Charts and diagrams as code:
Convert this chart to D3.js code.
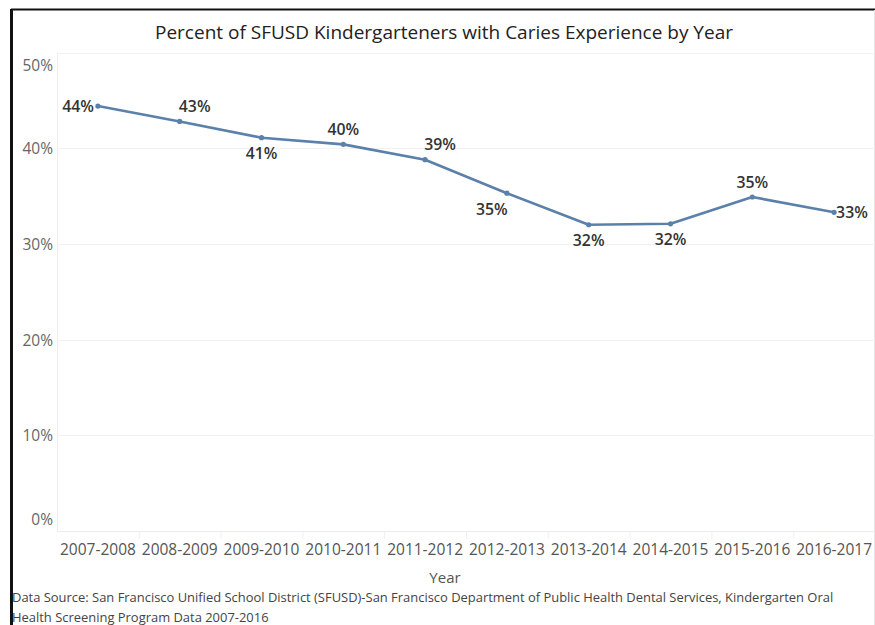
<!DOCTYPE html>
<html>
<head>
<meta charset="utf-8">
<script src="https://cdn.jsdelivr.net/npm/d3@7"></script>
<style>
  html, body { margin: 0; padding: 0; background: #fff; }
  svg { display: block; font-family: "Open Sans", "Noto Sans", sans-serif; }
</style>
</head>
<body>
<svg id="chart" width="875" height="625"></svg>
<script>
// data
const years = ['2007-2008', '2008-2009', '2009-2010', '2010-2011', '2011-2012',
               '2012-2013', '2013-2014', '2014-2015', '2015-2016', '2016-2017'];
const pct = [0.444, 0.428, 0.411, 0.404, 0.388, 0.353, 0.320, 0.321, 0.349, 0.333];
const labelPos = ['left', 'aboveRight', 'below', 'above', 'aboveRight',
                  'belowLeft', 'below', 'below', 'above', 'right'];
const yTicks = [0, 0.1, 0.2, 0.3, 0.4, 0.5];

const titleText = 'Percent of SFUSD Kindergarteners with Caries Experience by Year';
const sourceLines = [
  'Data Source: San Francisco Unified School District (SFUSD)-San Francisco Department of Public Health Dental Services, Kindergarten Oral',
  'Health Screening Program Data 2007-2016'
];

const svg = d3.select('#chart');
const W = 875, H = 625;
const plot = { left: 57, right: 875, top: 52.5, bottom: 531 };

const x = d3.scaleBand().domain(years).range([plot.left, plot.right]).padding(0);
const y = d3.scaleLinear().domain([0, 0.5]).range([plot.bottom, plot.top]);
const cx = d => x(d) + x.bandwidth() / 2;
const fmt = d3.format('.0%');

// frame
svg.append('line').attr('x1', 11).attr('x2', W).attr('y1', 9.5).attr('y2', 9.5)
  .attr('stroke', '#111').attr('stroke-width', 2);
svg.append('line').attr('x1', 11.5).attr('x2', 11.5).attr('y1', 9).attr('y2', H)
  .attr('stroke', '#111').attr('stroke-width', 3);
svg.append('line').attr('x1', 874.5).attr('x2', 874.5).attr('y1', 10).attr('y2', H)
  .attr('stroke', '#e6e6e6').attr('stroke-width', 1);

// title
svg.append('text')
  .attr('x', 444).attr('y', 38.5)
  .attr('text-anchor', 'middle')
  .attr('font-size', 19)
  .attr('fill', '#222')
  .text(titleText);

// gridlines
svg.append('g')
  .selectAll('line')
  .data(yTicks.filter(t => t > 0))
  .join('line')
  .attr('x1', plot.left).attr('x2', plot.right)
  .attr('y1', d => Math.round(y(d)) + 0.5).attr('y2', d => Math.round(y(d)) + 0.5)
  .attr('stroke', '#f2f2f2');

// zero line and left edge
svg.append('line').attr('x1', plot.left).attr('x2', plot.right)
  .attr('y1', plot.bottom + 0.5).attr('y2', plot.bottom + 0.5).attr('stroke', '#ebebeb');
svg.append('line').attr('x1', plot.left + 0.5).attr('x2', plot.left + 0.5)
  .attr('y1', plot.top).attr('y2', plot.bottom).attr('stroke', '#f0f0f0');

// band dividers under the zero line
svg.append('g')
  .selectAll('line')
  .data(years.slice(1))
  .join('line')
  .attr('x1', d => x(d) + 0.5).attr('x2', d => x(d) + 0.5)
  .attr('y1', plot.bottom).attr('y2', plot.bottom + 8)
  .attr('stroke', '#f0f0f0');

// y axis
const yAxis = svg.append('g')
  .attr('transform', `translate(${plot.left - 4},0)`)
  .call(d3.axisLeft(y).tickValues(yTicks).tickFormat(fmt).tickSize(0).tickPadding(0));
yAxis.select('.domain').remove();
yAxis.selectAll('text')
  .attr('font-family', '"Open Sans", sans-serif')
  .attr('font-size', 15.5)
  .attr('fill', '#666')
  .attr('dy', d => d === 0.5 ? '1.15em' : d === 0 ? '-0.4em' : '0.35em');

// x axis
const xAxis = svg.append('g')
  .attr('transform', `translate(0,${plot.bottom})`)
  .call(d3.axisBottom(x).tickSize(0).tickPadding(0));
xAxis.select('.domain').remove();
xAxis.selectAll('text')
  .attr('font-family', '"Open Sans", sans-serif')
  .attr('font-size', 15.5)
  .attr('fill', '#555')
  .attr('dy', '1.55em');

// axis title
svg.append('text')
  .attr('x', 445).attr('y', 583)
  .attr('text-anchor', 'middle')
  .attr('font-size', 15)
  .attr('fill', '#555')
  .text('Year');

// line
const data = years.map((yr, i) => ({ yr, v: pct[i], pos: labelPos[i] }));
svg.append('path')
  .datum(data)
  .attr('fill', 'none')
  .attr('stroke', '#5b80aa')
  .attr('stroke-width', 2.6)
  .attr('stroke-linejoin', 'round')
  .attr('d', d3.line().x(d => cx(d.yr)).y(d => y(d.v)));

svg.append('g')
  .selectAll('circle')
  .data(data)
  .join('circle')
  .attr('cx', d => cx(d.yr)).attr('cy', d => y(d.v))
  .attr('r', 2.6)
  .attr('fill', '#5b80aa');

// value labels
const off = {
  left:       { dx: -4, dy: 0,   anchor: 'end' },
  right:      { dx: 2,  dy: 0,   anchor: 'start' },
  above:      { dx: 0,  dy: -15, anchor: 'middle' },
  below:      { dx: 0,  dy: 16,  anchor: 'middle' },
  aboveRight: { dx: 15, dy: -15, anchor: 'middle' },
  belowLeft:  { dx: -15, dy: 16, anchor: 'middle' }
};
svg.append('g')
  .selectAll('text')
  .data(data)
  .join('text')
  .attr('x', d => cx(d.yr) + off[d.pos].dx)
  .attr('y', d => y(d.v) + off[d.pos].dy)
  .attr('dy', '0.36em')
  .attr('text-anchor', d => off[d.pos].anchor)
  .attr('font-size', 15.8)
  .attr('font-weight', 600)
  .attr('fill', '#333')
  .text(d => Math.round(d.v * 100) + '%');

// source note
svg.append('g')
  .selectAll('text')
  .data(sourceLines)
  .join('text')
  .attr('x', 12).attr('y', (d, i) => 602 + i * 20)
  .attr('font-size', 12.95)
  .attr('fill', '#444')
  .text(d => d);
</script>
</body>
</html>
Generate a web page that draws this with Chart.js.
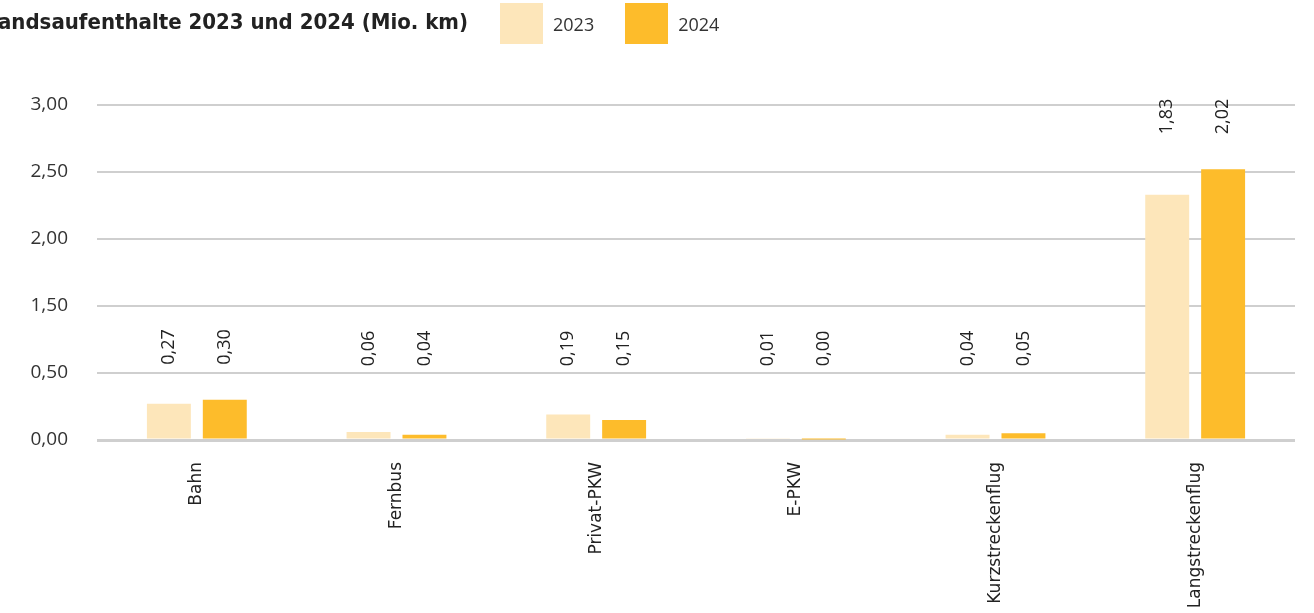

[Task goal] Return each line that includes "with".

[Full response]
const titleText = 'Percent of SFUSD Kindergarteners with Caries Experience by Year';
Generate a web page that draws this with Chart.js.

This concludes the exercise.